What’s worrying about the Coinbase lawsuit, at least for Coinbase — which operates in a much less opaque manner than Binance does — is that if the SEC’s suit is victorious, the U.S.-based exchange, which generated over 80% of its revenue at home in the U.S. last year, will find itself facing a damningly critical threat to its business model.
That’s because, compared to its peer exchanges, Coinbase is the squeaky-clean, good kid in class.
The exchange is a public U.S. company listed on the Nasdaq and incorporated in Delaware. The firm already files extensive financial disclosures with the SEC and is subject to regular audits by accounting firms.
Accordingly, the SEC complaint against Coinbase is drily laser-focused on the fact that Coinbase has not registered as a securities exchange, despite, in the agency’s view, operating as one.
From the regulator’s perspective, the existing rules for securities exchanges require the separation of three core functions: An exchange that matches buyers and sellers, a broker-dealer that trades on behalf of customers and the clearinghouse that moves the money and securities to protect investors.
Crypto exchanges, including Binance and Coinbase, typically combine all three of these functions.
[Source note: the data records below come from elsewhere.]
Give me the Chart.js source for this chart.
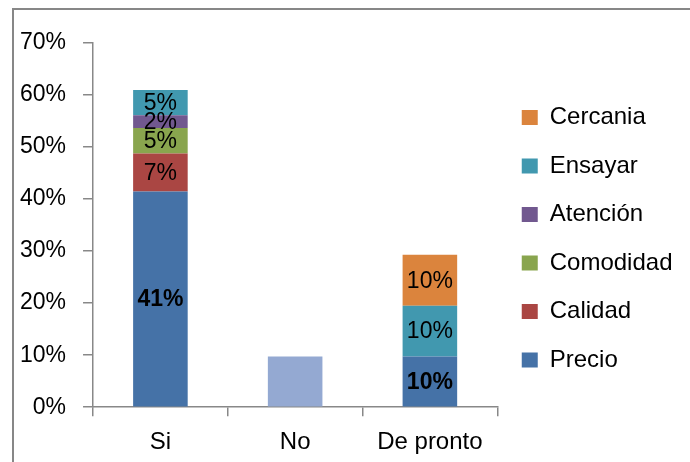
<!DOCTYPE html>
<html>
<head>
<meta charset="utf-8">
<script src="https://cdn.jsdelivr.net/npm/chart.js@4/dist/chart.umd.min.js"></script>
<style>
  html, body { margin: 0; padding: 0; background: #ffffff; }
  #wrap { width: 690px; height: 462px; position: relative; }
</style>
</head>
<body>
<div id="wrap"><canvas id="chart"></canvas></div>
<script>
// Survey answers, share of respondents (%)
const categories = ['Si', 'No', 'De pronto'];
const precio     = [41.46, 0, 9.76];
const calidad    = [7.32, 0, 0];
const comodidad  = [4.88, 0, 0];
const atencion   = [2.44, 0, 0];
const ensayar    = [4.88, 0, 9.76];
const cercania   = [0, 0, 9.76];
const respuestaNo = [0, 9.76, 0];
const yTicks = [0, 10, 20, 30, 40, 50, 60, 70];

const FONT = "'Liberation Sans', Arial, sans-serif";
const AXIS_GREY = '#888888';

// thin frame around the chart
const framePlugin = {
  id: 'frame',
  beforeDraw(chart) {
    const ctx = chart.ctx;
    ctx.save();
    ctx.fillStyle = '#878787';
    ctx.fillRect(12, 8, chart.width - 12, 2);
    ctx.fillRect(12, 8, 2, chart.height - 8);
    ctx.restore();
  }
};

// let the legend use the space up to the canvas edge so long labels are not cut
const legendRoom = {
  id: 'legendRoom',
  afterLayout(chart) {
    const lg = chart.legend;
    if (lg) {
      lg.right = chart.width;
      lg.width = lg.right - lg.left;
    }
  }
};

// percentage labels centred in each bar segment
const segmentLabels = {
  id: 'segmentLabels',
  afterDatasetsDraw(chart) {
    const ctx = chart.ctx;
    ctx.save();
    ctx.textAlign = 'center';
    ctx.textBaseline = 'middle';
    ctx.fillStyle = '#000000';
    chart.data.datasets.forEach((ds, i) => {
      if (ds.noLabels) return;
      const meta = chart.getDatasetMeta(i);
      meta.data.forEach((bar, j) => {
        const v = ds.data[j];
        if (!v) return;
        const p = bar.getProps(['x', 'y', 'base'], true);
        ctx.font = (ds.boldLabels ? 'bold ' : '') + '23px ' + FONT;
        ctx.fillText(Math.round(v) + '%', p.x, (p.y + p.base) / 2 + 1);
      });
    });
    ctx.restore();
  }
};

const barOpts = { barPercentage: 0.405, categoryPercentage: 1, borderWidth: 0 };

new Chart(document.getElementById('chart'), {
  type: 'bar',
  data: {
    labels: categories,
    datasets: [
      { label: 'Precio', data: precio, backgroundColor: '#4572A7', boldLabels: true, ...barOpts },
      { label: 'Calidad', data: calidad, backgroundColor: '#AA4643', ...barOpts },
      { label: 'Comodidad', data: comodidad, backgroundColor: '#89A54E', ...barOpts },
      { label: 'Atención', data: atencion, backgroundColor: '#71588F', ...barOpts },
      { label: 'Ensayar', data: ensayar, backgroundColor: '#4198AF', ...barOpts },
      { label: 'Cercania', data: cercania, backgroundColor: '#DB843D', ...barOpts },
      { label: 'No', data: respuestaNo, backgroundColor: '#94A9D2', noLabels: true, ...barOpts }
    ]
  },
  options: {
    responsive: true,
    maintainAspectRatio: false,
    animation: false,
    layout: { padding: { left: 3, right: 28, top: 43, bottom: -7 } },
    plugins: {
      tooltip: { enabled: false },
      legend: {
        position: 'right',
        fullSize: false,
        reverse: true,
        title: { display: true, text: '', font: { size: 10, lineHeight: 1 }, padding: { top: 17.5, bottom: 0 } },
        labels: {
          filter: (item) => item.text !== 'No',
          boxWidth: 16,
          boxHeight: 15,
          padding: 24.5,
          color: '#000000',
          font: { family: FONT, size: 24 }
        }
      }
    },
    scales: {
      x: {
        stacked: true,
        grid: { drawOnChartArea: false, drawTicks: true, tickLength: 9, color: AXIS_GREY, lineWidth: 1.5 },
        border: { color: AXIS_GREY, width: 1.5 },
        ticks: { color: '#000000', padding: 12, maxRotation: 0, font: { family: FONT, size: 24 } }
      },
      y: {
        stacked: true,
        min: 0,
        max: 70,
        afterBuildTicks: (scale) => { scale.ticks = yTicks.map(v => ({ value: v })); },
        grid: { drawOnChartArea: false, drawTicks: true, tickLength: 10, color: AXIS_GREY, lineWidth: 1.5 },
        border: { color: AXIS_GREY, width: 1.5 },
        ticks: { color: '#000000', padding: 17, callback: (v) => v + '%', font: { family: FONT, size: 23 } }
      }
    }
  },
  plugins: [framePlugin, legendRoom, segmentLabels]
});
</script>
</body>
</html>
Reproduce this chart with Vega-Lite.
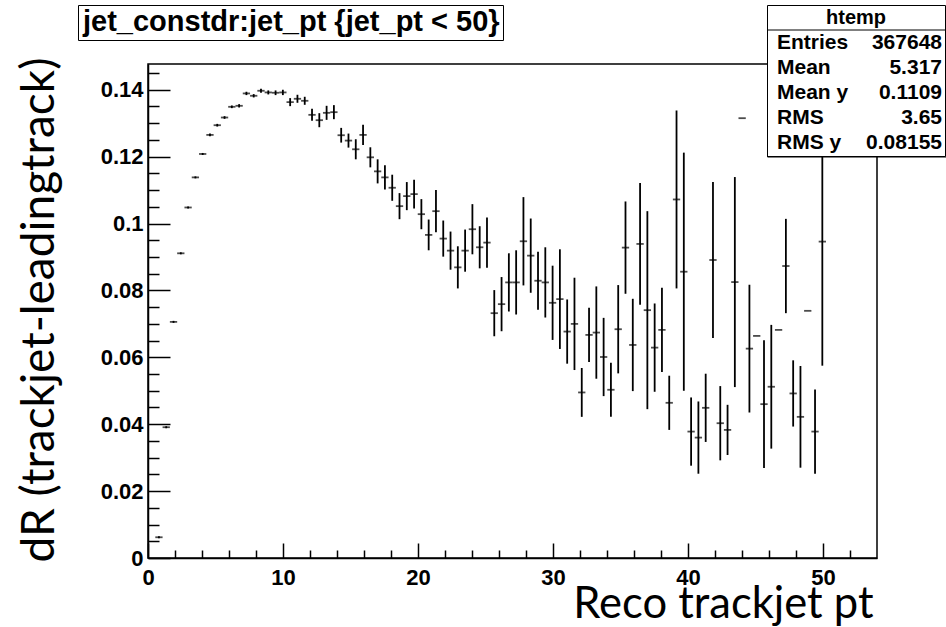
{
  "$schema": "https://vega.github.io/schema/vega-lite/v6.json",
  "width": 729,
  "height": 494,
  "autosize": "none",
  "padding": {"left": 148, "top": 64, "right": 69, "bottom": 69},
  "background": "white",
  "config": {"view": {"stroke": "black", "strokeWidth": 1.5}},
  "resolve": {"axis": {"x": "independent", "y": "independent"}},
  "datasets": {
    "profile": [
      {"x": 0.81, "y": 0.0062, "err": 0.0003},
      {"x": 1.35, "y": 0.0391, "err": 0.0003},
      {"x": 1.89, "y": 0.0706, "err": 0.0003},
      {"x": 2.43, "y": 0.0911, "err": 0.0003},
      {"x": 2.97, "y": 0.1048, "err": 0.0003},
      {"x": 3.51, "y": 0.1138, "err": 0.0003},
      {"x": 4.05, "y": 0.1208, "err": 0.0003},
      {"x": 4.59, "y": 0.1265, "err": 0.0004},
      {"x": 5.13, "y": 0.1294, "err": 0.0004},
      {"x": 5.67, "y": 0.1317, "err": 0.0004},
      {"x": 6.21, "y": 0.1349, "err": 0.0004},
      {"x": 6.75, "y": 0.1352, "err": 0.0005},
      {"x": 7.29, "y": 0.1389, "err": 0.0005},
      {"x": 7.83, "y": 0.1382, "err": 0.0005},
      {"x": 8.37, "y": 0.1397, "err": 0.0006},
      {"x": 8.91, "y": 0.1392, "err": 0.0006},
      {"x": 9.45, "y": 0.1391, "err": 0.0007},
      {"x": 9.99, "y": 0.1392, "err": 0.0008},
      {"x": 10.53, "y": 0.1363, "err": 0.0012},
      {"x": 11.07, "y": 0.1373, "err": 0.0012},
      {"x": 11.61, "y": 0.1367, "err": 0.0012},
      {"x": 12.15, "y": 0.1325, "err": 0.0018},
      {"x": 12.69, "y": 0.1309, "err": 0.0021},
      {"x": 13.23, "y": 0.1331, "err": 0.0021},
      {"x": 13.77, "y": 0.1333, "err": 0.0021},
      {"x": 14.31, "y": 0.1264, "err": 0.0022},
      {"x": 14.85, "y": 0.1248, "err": 0.0021},
      {"x": 15.39, "y": 0.1222, "err": 0.003},
      {"x": 15.93, "y": 0.1265, "err": 0.003},
      {"x": 16.47, "y": 0.1198, "err": 0.003},
      {"x": 17.01, "y": 0.1156, "err": 0.0036},
      {"x": 17.55, "y": 0.1138, "err": 0.0036},
      {"x": 18.09, "y": 0.1107, "err": 0.0039},
      {"x": 18.63, "y": 0.1052, "err": 0.0039},
      {"x": 19.17, "y": 0.1082, "err": 0.0042},
      {"x": 19.71, "y": 0.1088, "err": 0.0043},
      {"x": 20.25, "y": 0.1028, "err": 0.0045},
      {"x": 20.79, "y": 0.0966, "err": 0.0046},
      {"x": 21.33, "y": 0.1037, "err": 0.0063},
      {"x": 21.87, "y": 0.0955, "err": 0.0054},
      {"x": 22.41, "y": 0.0919, "err": 0.0057},
      {"x": 22.95, "y": 0.0869, "err": 0.0063},
      {"x": 23.49, "y": 0.0919, "err": 0.0063},
      {"x": 24.03, "y": 0.0983, "err": 0.0075},
      {"x": 24.57, "y": 0.0929, "err": 0.0063},
      {"x": 25.11, "y": 0.0943, "err": 0.0075},
      {"x": 25.65, "y": 0.0732, "err": 0.0069},
      {"x": 26.19, "y": 0.0759, "err": 0.0081},
      {"x": 26.73, "y": 0.0824, "err": 0.0087},
      {"x": 27.27, "y": 0.0824, "err": 0.0096},
      {"x": 27.81, "y": 0.0947, "err": 0.0132},
      {"x": 28.35, "y": 0.0904, "err": 0.0111},
      {"x": 28.89, "y": 0.0829, "err": 0.0087},
      {"x": 29.43, "y": 0.0824, "err": 0.0105},
      {"x": 29.97, "y": 0.0763, "err": 0.0111},
      {"x": 30.51, "y": 0.0774, "err": 0.0149},
      {"x": 31.05, "y": 0.0677, "err": 0.0096},
      {"x": 31.59, "y": 0.07, "err": 0.0138},
      {"x": 32.13, "y": 0.0495, "err": 0.0073},
      {"x": 32.67, "y": 0.0667, "err": 0.0081},
      {"x": 33.21, "y": 0.0674, "err": 0.0138},
      {"x": 33.75, "y": 0.0601, "err": 0.0117},
      {"x": 34.29, "y": 0.0503, "err": 0.0081},
      {"x": 34.83, "y": 0.0684, "err": 0.0132},
      {"x": 35.37, "y": 0.0928, "err": 0.0138},
      {"x": 35.91, "y": 0.0637, "err": 0.0138},
      {"x": 36.45, "y": 0.0939, "err": 0.0182},
      {"x": 36.99, "y": 0.0741, "err": 0.0296},
      {"x": 37.53, "y": 0.0629, "err": 0.0132},
      {"x": 38.07, "y": 0.0682, "err": 0.0126},
      {"x": 38.61, "y": 0.0464, "err": 0.0081},
      {"x": 39.15, "y": 0.1072, "err": 0.0266},
      {"x": 39.69, "y": 0.0856, "err": 0.0356},
      {"x": 40.23, "y": 0.0378, "err": 0.0102},
      {"x": 40.77, "y": 0.036, "err": 0.0108},
      {"x": 41.31, "y": 0.0449, "err": 0.0102},
      {"x": 41.85, "y": 0.0891, "err": 0.0233},
      {"x": 42.39, "y": 0.0403, "err": 0.0111},
      {"x": 42.93, "y": 0.0383, "err": 0.0075},
      {"x": 43.47, "y": 0.0825, "err": 0.0314},
      {"x": 44.01, "y": 0.1315, "err": 0},
      {"x": 44.55, "y": 0.0626, "err": 0.0191},
      {"x": 45.09, "y": 0.0664, "err": 0},
      {"x": 45.63, "y": 0.046, "err": 0.0191},
      {"x": 46.17, "y": 0.0512, "err": 0.0185},
      {"x": 46.71, "y": 0.0682, "err": 0},
      {"x": 47.25, "y": 0.0873, "err": 0.0141},
      {"x": 47.79, "y": 0.0492, "err": 0.0099},
      {"x": 48.33, "y": 0.0422, "err": 0.0152},
      {"x": 48.87, "y": 0.0739, "err": 0},
      {"x": 49.41, "y": 0.0378, "err": 0.0126},
      {"x": 49.95, "y": 0.0946, "err": 0.0371}
    ],
    "stats": [
      {"name": "Entries", "val": "367648"},
      {"name": "Mean", "val": "5.317"},
      {"name": "Mean y", "val": "0.1109"},
      {"name": "RMS", "val": "3.65"},
      {"name": "RMS y", "val": "0.08155"}
    ],
    "label": [{"t": "jet_constdr:jet_pt {jet_pt < 50}"}]
  },
  "layer": [
    {
      "data": {"name": "profile"},
      "mark": {"type": "errorbar", "color": "black", "thickness": 1.8},
      "encoding": {
        "x": {
          "field": "x", "type": "quantitative",
          "scale": {"domain": [0, 54], "nice": false, "zero": false},
          "axis": {
            "orient": "bottom",
            "values": [0, 10, 20, 30, 40, 50],
            "tickSize": -15, "tickWidth": 1.5, "tickColor": "black",
            "domainColor": "black", "domainWidth": 1.5,
            "format": "d",
            "labelFont": "Liberation Sans", "labelFontWeight": "bold", "labelFontSize": 22, "labelColor": "black",
            "labelPadding": 24, "labelFlush": false, "labelOverlap": false, "labelBound": false,
            "grid": false,
            "title": "Reco trackjet pt",
            "titleFont": "Lato", "titleFontSize": 43.5, "titleFontWeight": "normal", "titleColor": "black",
            "titleAlign": "right", "titleAnchor": "end", "titleBaseline": "alphabetic",
            "titleX": 725, "titleY": 59
          }
        },
        "y": {
          "field": "y", "type": "quantitative",
          "scale": {"domain": [0, 0.1477], "nice": false},
          "axis": {
            "orient": "left",
            "values": [0, 0.02, 0.04, 0.06, 0.08, 0.1, 0.12, 0.14],
            "tickSize": -22, "tickWidth": 1.5, "tickColor": "black",
            "domainColor": "black", "domainWidth": 1.5,
            "format": "~g",
            "labelFont": "Liberation Sans", "labelFontWeight": "bold", "labelFontSize": 22, "labelColor": "black",
            "labelPadding": 27, "labelFlush": false, "labelOverlap": false, "labelBound": false,
            "grid": false,
            "title": "dR (trackjet-leadingtrack)",
            "titleFont": "Lato", "titleFontSize": 46, "titleFontWeight": "normal", "titleColor": "black",
            "titleAngle": -90, "titleAlign": "left", "titleBaseline": "alphabetic",
            "titleX": -95, "titleY": 498
          }
        },
        "yError": {"field": "err"}
      }
    },
    {
      "data": {"name": "profile"},
      "mark": {"type": "tick", "orient": "horizontal", "color": "black", "size": 7.3, "thickness": 1.8},
      "encoding": {
        "x": {
          "field": "x", "type": "quantitative",
          "axis": {
            "orient": "bottom",
            "values": [2, 4, 6, 8, 12, 14, 16, 18, 22, 24, 26, 28, 32, 34, 36, 38, 42, 44, 46, 48, 52],
            "tickSize": -8, "tickWidth": 1.5, "tickColor": "black",
            "labels": false, "domain": false, "grid": false, "title": null
          }
        },
        "y": {
          "field": "y", "type": "quantitative",
          "axis": {
            "orient": "left",
            "values": [0.005, 0.01, 0.015, 0.025, 0.03, 0.035, 0.045, 0.05, 0.055, 0.065, 0.07, 0.075, 0.085, 0.09, 0.095, 0.105, 0.11, 0.115, 0.125, 0.13, 0.135, 0.145],
            "tickSize": -11, "tickWidth": 1.5, "tickColor": "black",
            "labels": false, "domain": false, "grid": false, "title": null
          }
        }
      }
    },
    {
      "data": {"name": "stats"},
      "mark": {"type": "point", "opacity": 0},
      "encoding": {
        "fill": {
          "field": "val", "type": "nominal",
          "scale": {"domain": ["367648", "5.317", "0.1109", "3.65", "0.08155"]},
          "legend": {
            "orient": "none", "legendX": 619, "legendY": -59, "direction": "vertical", "zindex": 1,
            "title": "htemp", "titleFont": "Liberation Sans", "titleFontSize": 20, "titleFontWeight": "bold", "titleColor": "black",
            "titleAnchor": "middle", "titleAlign": "center", "titlePadding": 4.5,
            "padding": 3, "strokeColor": "black", "fillColor": "white",
            "labelFont": "Liberation Sans", "labelFontSize": 21, "labelFontWeight": "bold", "labelColor": "black",
            "labelAlign": "right", "labelOffset": 151,
            "symbolSize": 1, "symbolOpacity": 0, "symbolStrokeWidth": 0, "rowPadding": 3
          }
        },
        "stroke": {
          "field": "val", "type": "nominal",
          "legend": {
            "orient": "none", "legendX": 619, "legendY": -34.5, "direction": "vertical", "zindex": 2,
            "title": null,
            "padding": 3, "strokeColor": "black",
            "labelExpr": "'\u00a0'",
            "labelFont": "Liberation Sans", "labelFontSize": 21, "labelFontWeight": "bold", "labelColor": "black", "labelOpacity": 0,
            "labelAlign": "right", "labelOffset": 153,
            "symbolSize": 1, "symbolOpacity": 0, "symbolStrokeWidth": 0, "rowPadding": 3
          }
        },
        "shape": {
          "field": "name", "type": "nominal",
          "legend": {
            "orient": "none", "legendX": 619, "legendY": -34.5, "direction": "vertical", "zindex": 3,
            "title": null,
            "padding": 3,
            "labelFont": "Liberation Sans", "labelFontSize": 21, "labelFontWeight": "bold", "labelColor": "black",
            "labelAlign": "left", "labelOffset": -14,
            "symbolSize": 1, "symbolOpacity": 0, "symbolStrokeWidth": 0, "rowPadding": 3
          }
        }
      }
    },
    {
      "data": {"name": "label"},
      "mark": {"type": "point", "opacity": 0},
      "encoding": {
        "strokeDash": {
          "field": "t", "type": "nominal",
          "legend": {
            "orient": "none", "legendX": -70, "legendY": -59, "direction": "vertical", "zindex": 1,
            "title": null,
            "padding": 2.5, "strokeColor": "black", "fillColor": "white",
            "labelFont": "Liberation Sans", "labelFontSize": 29, "labelFontWeight": "bold", "labelColor": "black",
            "labelLimit": 800, "labelOffset": -26.5,
            "symbolSize": 1, "symbolOpacity": 0, "symbolStrokeWidth": 0
          }
        }
      }
    }
  ]
}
From their point of view, cryptocurrencies are not securities; therefore, the existing rules don’t apply to them.
Coinbase bet the house on the possibility of running a legal and compliant crypto exchange in the U.S. The SEC is saying that because crypto assets are securities, that may be impossible.
If the SEC wins and the majority of cryptocurrencies are defined in court as securities, the asset class will become more or less banned in the U.S.
Regardless of the outcome, the world’s venture capitalists, investors, and media pundits appear to all have moved on to artificial intelligence anyway.